Eserciti d'Europa
la grande riforma

01/09/2010

1 settembre 2010   Dopo il crollo dell’URSS  la nuova realtà geopolitica spinse gli Europei a riformare i propri eserciti: non sarebbe più stato necessario schierare massicci contingenti nella Grande Pianura Europea per arginare un eventuale attacco russo.     Nei primi anni ’90 i governi europei pensavano di esser capaci di provvedere alla sicurezza dell’ Europa, e di aver peso nella sicurezza globale, ma dopo il primi fallimenti nei Balcani - e successivamente in Afghanistan - si accorsero di non avere gli strumenti adatti: le nuove missioni  richiedono l’impiego di truppe di spedizione agili e leggere, capaci di agire al di là dei confini nazionali.
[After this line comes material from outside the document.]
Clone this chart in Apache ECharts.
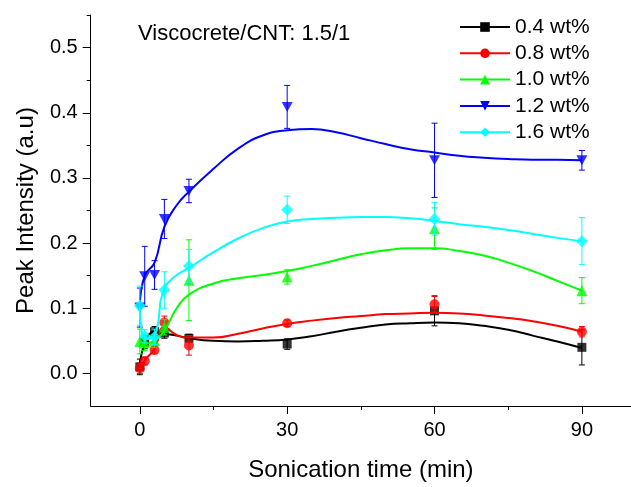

Per vincere non basta più un migliore equipaggiamento, ma occorrono truppe altamente specializzate, ottime capacità logistiche e ufficiali addestrati a prendere decisioni rapide sul campo delle operazioni. Perciò molti paesi, fra cui l’Italia, negli ultimi vent’anni hanno abolito la leva e l’esercito di popolo, in favore di un esercito professionale.   Con lo scoppio della crisi economica il processo di riforma ha subito un’accelerazione: sull’onda dei tagli alla spesa pubblica (che hanno interessato anche il settore militare) i governi europei hanno deciso di ridimensionare il numero di soldati, puntando su un maggior livello di specializzazione.   Di fatto la crisi rappresenta un’opportunità non solo per il settore bellico, ma anche per l’integrazione europea: sono sempre più numerosi i paesi che per risparmiare hanno deciso di unire le forze per evitare inutili ‘doppioni’, e hanno avviato  progetti di cooperazione militare – ad esempio Svezia e Norvegia stanno sviluppando l’Obice Archer 155 a propulsione automatica, mentre Germania e Olanda (prima del ritiro) hanno condiviso la flotta aerea per l’appoggio alle truppe in Afghanistan.   La Polonia, che assumerà la presidenza dell’UE nel 2011, ha annunciato di voler promuovere la coordinazione delle politiche difensive dei paesi europei. Se Francia e Germania appoggiassero l’iniziativa, l’UE potrebbe ottenere importanti risultati in minor tempo – anche sul piano dell’integrazione politica.